▶ [TASK GOAL] Please copy every line of the records below that holds the word "this".

-=-=-=-=-

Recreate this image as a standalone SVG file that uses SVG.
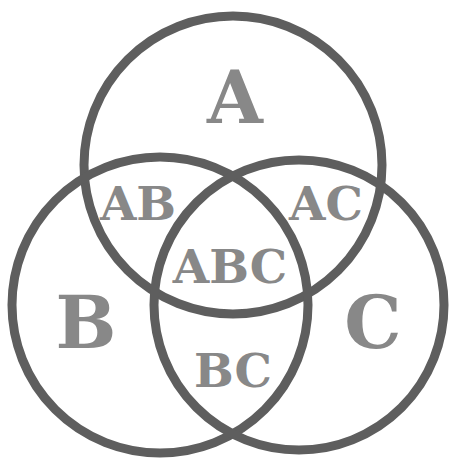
<svg xmlns="http://www.w3.org/2000/svg" width="457" height="459" viewBox="0 0 457 459">
<style>
.c{fill:none;stroke:#5e5e5e;stroke-width:9}
.t{font-family:"DejaVu Serif","Liberation Serif",serif;font-weight:bold;fill:#888;text-anchor:middle}
.big{font-size:72px}
.sm{font-size:47px}
</style>
<rect width="457" height="459" fill="#fff"/>
<g id="circleA"><circle class="c" cx="233" cy="165" r="149"/></g>
<g id="circleB"><circle class="c" cx="160" cy="305" r="148"/></g>
<g id="circleC"><circle class="c" cx="299" cy="305" r="145"/></g>
<g id="labels">
<text class="t big" x="235" y="123">A</text>
<text class="t big" x="86" y="348">B</text>
<text class="t big" x="373" y="348">C</text>
<text class="t sm" x="138" y="220">AB</text>
<text class="t sm" x="326" y="220">AC</text>
<text class="t sm" x="230" y="283">ABC</text>
<text class="t sm" x="233" y="387">BC</text>
</g>
</svg>
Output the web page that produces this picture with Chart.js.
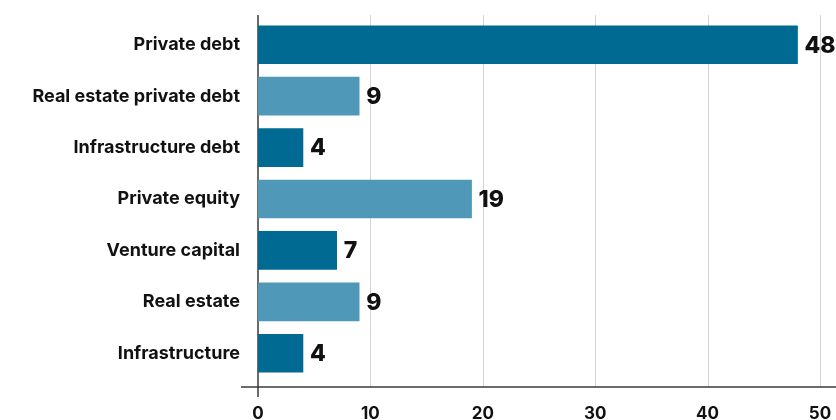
<!DOCTYPE html>
<html>
<head>
<meta charset="utf-8">
<script src="https://cdn.jsdelivr.net/npm/chart.js@4.4.1/dist/chart.umd.min.js"></script>
<style>
  html, body { margin: 0; padding: 0; background: #fff; }
  #wrap { width: 836px; height: 420px; }
</style>
</head>
<body>
<div id="wrap"><canvas id="chart"></canvas></div>
<script>
const categories = ['Private debt', 'Real estate private debt', 'Infrastructure debt', 'Private equity', 'Venture capital', 'Real estate', 'Infrastructure'];
const values = [48, 9, 4, 19, 7, 9, 4];
const xTicks = [0, 10, 20, 30, 40, 50];

const darkBlue = '#016a92';
const lightBlue = '#4f98b8';
const barColors = categories.map((c, i) => i % 2 === 0 ? darkBlue : lightBlue);

const FONT = 'Inter, "Open Sans", sans-serif';

// grid lines, the crossed axis lines and the value labels
const decorations = {
  id: 'decorations',
  beforeDatasetsDraw(chart) {
    const { ctx, chartArea, scales: { x } } = chart;
    const top = chartArea.top - 4, base = chartArea.bottom + 8;
    ctx.save();
    ctx.strokeStyle = '#d4d4d4';
    ctx.lineWidth = 1;
    xTicks.forEach(v => {
      if (v === 0) return;
      const px = Math.round(x.getPixelForValue(v)) + 0.5;
      ctx.beginPath(); ctx.moveTo(px, top); ctx.lineTo(px, base); ctx.stroke();
    });
    ctx.strokeStyle = '#3a3a3a';
    ctx.lineWidth = 1.5;
    const x0 = x.getPixelForValue(0);
    ctx.beginPath(); ctx.moveTo(x0, top); ctx.lineTo(x0, base + 10); ctx.stroke();
    ctx.beginPath(); ctx.moveTo(x0 - 17, base); ctx.lineTo(chart.width, base); ctx.stroke();
    ctx.restore();
  },
  afterDatasetsDraw(chart) {
    const { ctx } = chart;
    const meta = chart.getDatasetMeta(0);
    ctx.save();
    ctx.font = `800 23px ${FONT}`;
    ctx.fillStyle = '#111';
    ctx.textBaseline = 'middle';
    meta.data.forEach((bar, i) => {
      ctx.fillText(String(values[i]), bar.x + 7, bar.y + 1);
    });
    ctx.restore();
  }
};

new Chart(document.getElementById('chart'), {
  type: 'bar',
  data: {
    labels: categories,
    datasets: [{
      data: values,
      backgroundColor: barColors,
      borderWidth: 0,
      barThickness: 38,
    }],
  },
  options: {
    indexAxis: 'y',
    responsive: true,
    maintainAspectRatio: false,
    animation: false,
    layout: { padding: { top: 19, right: 16, left: 0, bottom: 0 } },
    plugins: {
      legend: { display: false },
      tooltip: { enabled: false },
    },
    scales: {
      x: {
        min: 0,
        max: 50,
        afterBuildTicks: (s) => { s.ticks = xTicks.map(v => ({ value: v })); },
        grid: { display: false, drawTicks: false },
        border: { display: false },
        ticks: { color: '#111', padding: 25, font: { family: FONT, size: 17, weight: '700' } },
        afterFit: (s) => { s.height = 41; s.paddingLeft = 0; s.paddingRight = 0; },
      },
      y: {
        grid: { display: false, drawTicks: false },
        border: { display: false },
        ticks: { color: '#111', padding: 18, font: { family: FONT, size: 18, weight: '700' } },
        afterFit: (s) => { s.width = 258; s.paddingTop = 0; s.paddingBottom = 0; },
      },
    },
  },
  plugins: [decorations],
});
</script>
</body>
</html>
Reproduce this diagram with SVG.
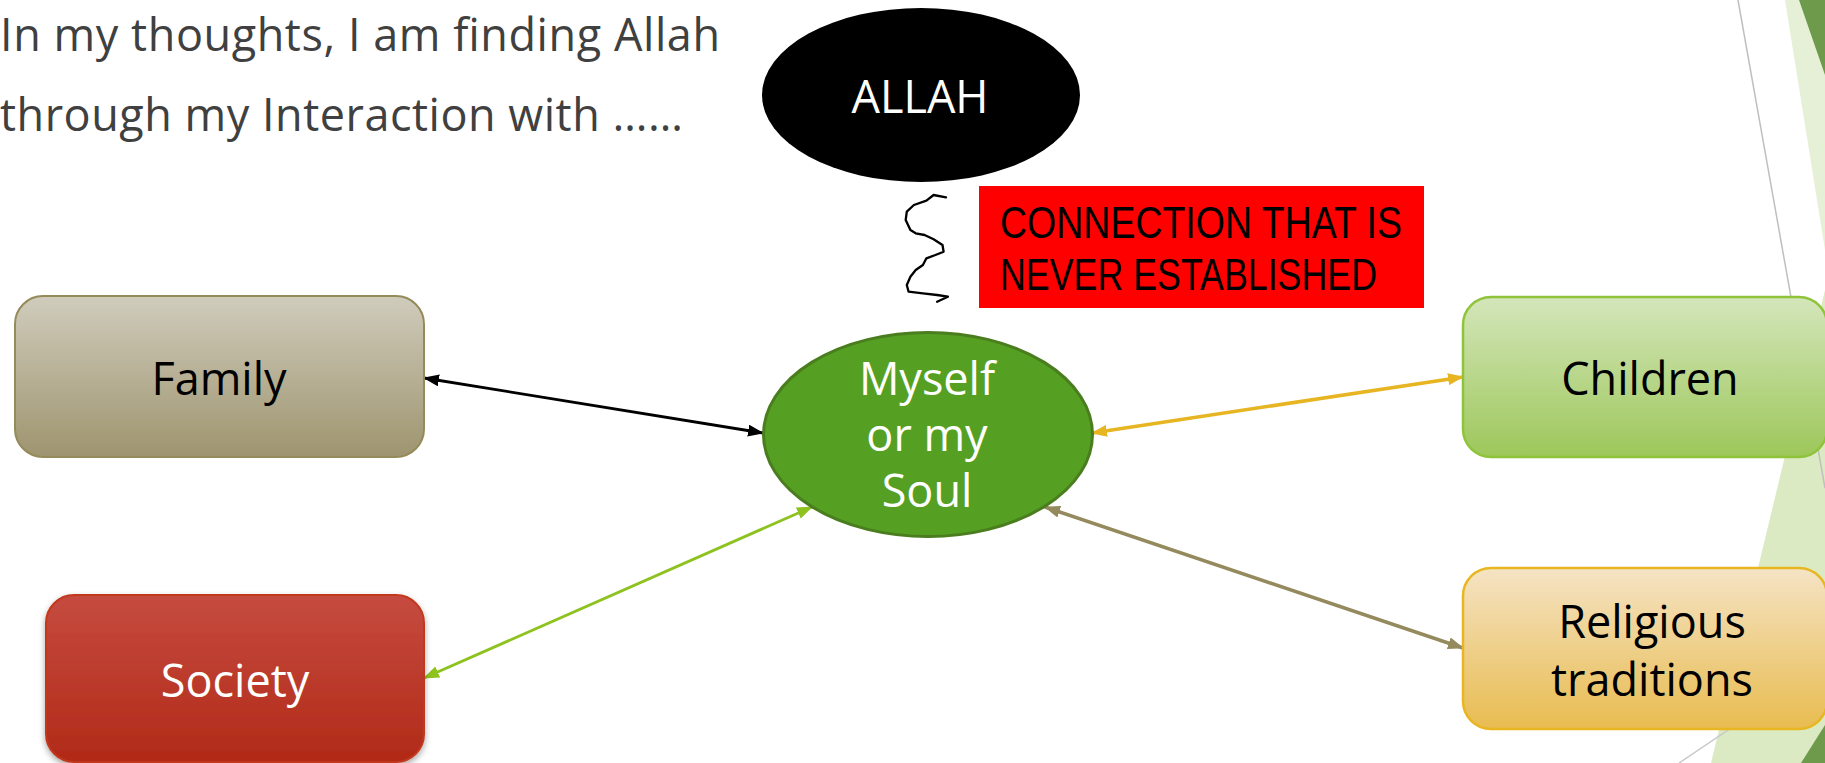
<svg xmlns="http://www.w3.org/2000/svg" width="1825" height="763" viewBox="0 0 1825 763">
<style>
.lbl{font-family:"Open Sans","Liberation Sans",sans-serif;font-size:45px;text-anchor:middle}
.title{font-family:"Open Sans","Liberation Sans",sans-serif;font-size:45px;fill:#404040}
.red{font-family:"Liberation Sans","Open Sans",sans-serif;font-size:44px;fill:#000}
.conn{fill:none}
</style>
<defs>
<linearGradient id="gFam" x1="0" y1="0" x2="0" y2="1"><stop offset="0" stop-color="#D0CCBC"/><stop offset="1" stop-color="#9E946F"/></linearGradient>
<linearGradient id="gSoc" x1="0" y1="0" x2="0" y2="1"><stop offset="0" stop-color="#C64B40"/><stop offset="1" stop-color="#B12A17"/></linearGradient>
<linearGradient id="gChi" x1="0" y1="0" x2="0" y2="1"><stop offset="0" stop-color="#D4E6BB"/><stop offset="1" stop-color="#9DC75A"/></linearGradient>
<linearGradient id="gRel" x1="0" y1="0" x2="0" y2="1"><stop offset="0" stop-color="#F5E3C4"/><stop offset="1" stop-color="#E8BC50"/></linearGradient>
<filter id="shadow" x="-10%" y="-10%" width="120%" height="130%"><feDropShadow dx="0" dy="3" stdDeviation="3" flood-color="#000" flood-opacity="0.35"/></filter>
<marker id="mBlack" viewBox="0 0 16 12" markerWidth="16" markerHeight="12" refX="15" refY="6" orient="auto-start-reverse" markerUnits="userSpaceOnUse"><path d="M0,0 L16,6 L0,12 z" fill="#000"/></marker>
<marker id="mGreen" viewBox="0 0 16 12" markerWidth="16" markerHeight="12" refX="15" refY="6" orient="auto-start-reverse" markerUnits="userSpaceOnUse"><path d="M0,0 L16,6 L0,12 z" fill="#8DC21F"/></marker>
<marker id="mYellow" viewBox="0 0 16 12" markerWidth="16" markerHeight="12" refX="15" refY="6" orient="auto-start-reverse" markerUnits="userSpaceOnUse"><path d="M0,0 L16,6 L0,12 z" fill="#E6B521"/></marker>
<marker id="mBrown" viewBox="0 0 16 12" markerWidth="16" markerHeight="12" refX="15" refY="6" orient="auto-start-reverse" markerUnits="userSpaceOnUse"><path d="M0,0 L16,6 L0,12 z" fill="#948A5D"/></marker>
</defs>
<rect x="0" y="0" width="1825" height="763" fill="#FFFFFF"/>
<g id="decor">
<polygon points="1785,0 1825,0 1825,250" fill="#E6F0D7"/>
<polygon points="1799,0 1825,0 1825,75" fill="#6E9A4C"/>
<polygon points="1825,290 1711,763 1825,763" fill="#DCEAC3"/>
<polygon points="1825,725 1801,763 1825,763" fill="#6E9A4C"/>
<line x1="1738" y1="0" x2="1825" y2="488" stroke="#BFBFBF" stroke-width="1.5"/>
<line x1="1679" y1="763" x2="1825" y2="665" stroke="#C8C8C8" stroke-width="1.5"/>
</g>
<g id="title">
<text class="title" x="0" y="51" textLength="720" lengthAdjust="spacing">In my thoughts, I am finding Allah</text>
<text class="title" x="0" y="131" textLength="683" lengthAdjust="spacing">through my Interaction with ……</text>
</g>
<g id="connectors">
<line class="conn" x1="424" y1="378" x2="763" y2="433" stroke="#000" stroke-width="2.8" marker-start="url(#mBlack)" marker-end="url(#mBlack)"/>
<line class="conn" x1="424" y1="678" x2="812" y2="507" stroke="#8DC21F" stroke-width="2.8" marker-start="url(#mGreen)" marker-end="url(#mGreen)"/>
<line class="conn" x1="1092" y1="433" x2="1463" y2="377" stroke="#E6B521" stroke-width="3.5" marker-start="url(#mYellow)" marker-end="url(#mYellow)"/>
<line class="conn" x1="1045" y1="507" x2="1463" y2="648" stroke="#948A5D" stroke-width="3.5" marker-start="url(#mBrown)" marker-end="url(#mBrown)"/>
<path class="conn" d="M946,197.3 L933.6,195 L926.4,200.7 L913.9,205 L906.8,211.7 L905.7,220 L910.4,230 L915.7,233.3 L924.6,235 L933.6,239.3 L942.5,245 L943.6,251.7 L935.4,255 L926.4,258.3 L922.9,265 L915.7,270 L910.4,276.7 L906.8,285 L908.6,291.7 L922.9,293.3 L937.1,295 L947.9,296.7 L937.1,301.7" stroke="#000" stroke-width="2.3" stroke-linejoin="round" stroke-linecap="round"/>
</g>
<g id="allah">
<ellipse cx="921" cy="95" rx="159" ry="87" fill="#000"/>
<text class="lbl" x="920" y="113" fill="#FFF">ALLAH</text>
</g>
<g id="note">
<rect x="979" y="186" width="445" height="122" fill="#FF0000"/>
<text class="red" x="1000" y="238" textLength="402" lengthAdjust="spacingAndGlyphs">CONNECTION THAT IS</text>
<text class="red" x="1000" y="290" textLength="377" lengthAdjust="spacingAndGlyphs">NEVER ESTABLISHED</text>
</g>
<g id="myself">
<ellipse cx="928" cy="434.5" rx="164.5" ry="102" fill="#55A023" stroke="#4A7D1E" stroke-width="3"/>
<text class="lbl" x="927" y="395" fill="#FFF">Myself</text>
<text class="lbl" x="927" y="451" fill="#FFF">or my</text>
<text class="lbl" x="927" y="507" fill="#FFF">Soul</text>
</g>
<g id="family">
<rect x="15" y="296" width="409" height="161" rx="28" ry="28" fill="url(#gFam)" stroke="#958B5A" stroke-width="2"/>
<text class="lbl" x="219" y="395" fill="#000">Family</text>
</g>
<g id="society">
<rect x="46" y="595" width="378" height="167" rx="28" ry="28" fill="url(#gSoc)" stroke="#C2381F" stroke-width="2" filter="url(#shadow)"/>
<text class="lbl" x="235" y="697" fill="#FFF">Society</text>
</g>
<g id="children">
<rect x="1463" y="297" width="364" height="160" rx="28" ry="28" fill="url(#gChi)" stroke="#8FC43A" stroke-width="2.5"/>
<text class="lbl" x="1650" y="395" fill="#000">Children</text>
</g>
<g id="religious">
<rect x="1463" y="568" width="364" height="161" rx="28" ry="28" fill="url(#gRel)" stroke="#E8B620" stroke-width="2.5"/>
<text class="lbl" x="1652" y="638" fill="#000">Religious</text>
<text class="lbl" x="1652" y="696" fill="#000">traditions</text>
</g>
</svg>
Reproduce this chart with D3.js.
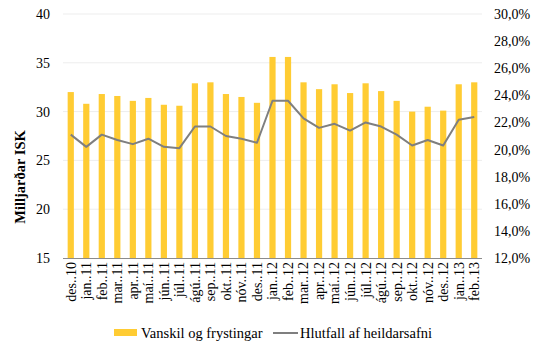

-=-=-=-=-

▶ [RESULT OF THE TASK]
Recreate this image as a standalone SVG file that uses SVG.
Output the web page that produces this picture with Chart.js.
Reproduce this diagram with SVG.
Reproduce this chart with D3.js.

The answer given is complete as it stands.